Brazil and the Brazilians cannot be understood without knowledge of their history, for here as in no other part of Latin America the past has led up to the present without any violent upheaval. While the Spanish colonies of Central and South America were plunged first in revolutionary and afterwards in civil war, shedding not only blood but also tradition and brotherhood with their kin, Portuguese America was saved from similar conditions by the odd turn of fortune that made her a monarchy, independent of Europe and yet ruled by a European prince, during the most critical years of the nineteenth century.

Thanks to Napoleon Buonaparte, no furious chasm, difficult for even thoughts to bridge, was opened between Brazil and the Mother Country; it was never necessary for young Brazilians to be taught that Europe was an oppressor who must be bitterly fought. Brazil gained in the arts of peace and in the retention of pleasant relations between herself and the lusitanos, while, in contrast, Spanish American feeling is still so strongly anti-Spanish that in times of unrest it is the immigrant of Iberian blood who is singled out for special ill-will. These republics are without memorials to their Spanish discoverers or rulers; Mexico, for example, has no statue or tablet to the memory of Hernan Cortés, great figure as he was. Admiration for the conquistadores is generally forgotten in bitterness against Spanish rule, all history before revolutionary times is coloured with this deliberately fostered feeling, and only occasionally does there arise a speaker or writer broad-minded enough to take up the cudgels for Spain and the rich inheritance she left to her children.

Brazil was more fortunate.
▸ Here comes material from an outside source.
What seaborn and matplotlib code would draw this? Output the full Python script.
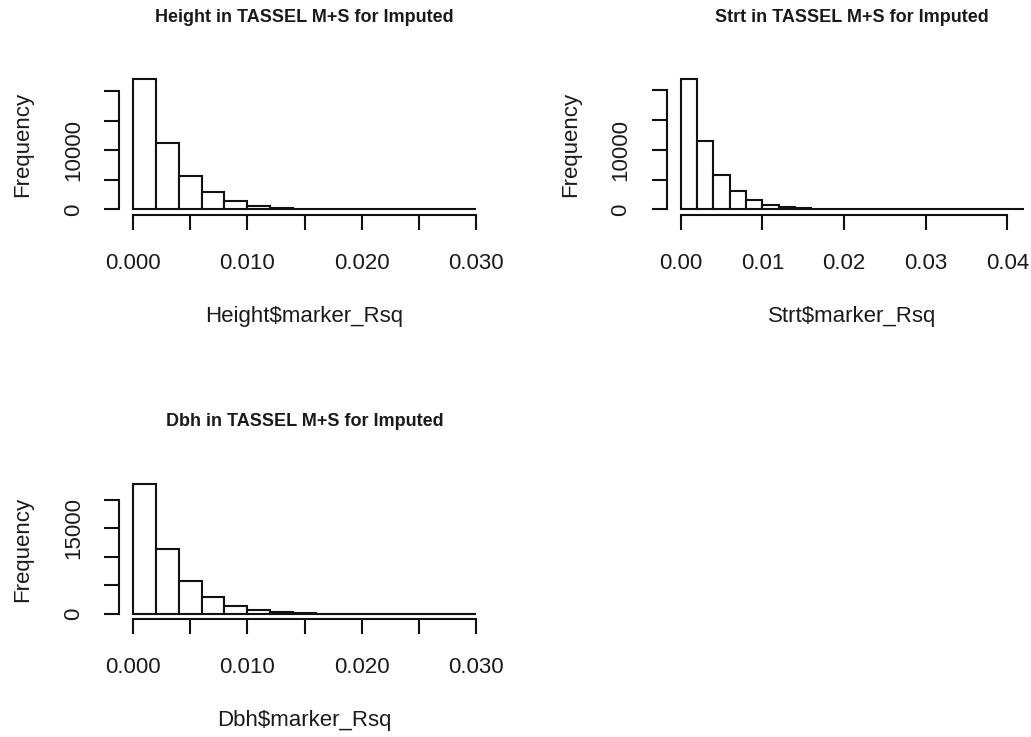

From the time of the first Portuguese settlement down to the present day she has never suffered any great internal conflagration: there were persistent Indian troubles in the first centuries until the survivors of these unlucky natives moved back to the interior forests, but among the population that grew up in Brazil, hardy and prolific, there has been little strife with the insignificant exception of the feuds of the Emboabas, the Mascates and the Balaios.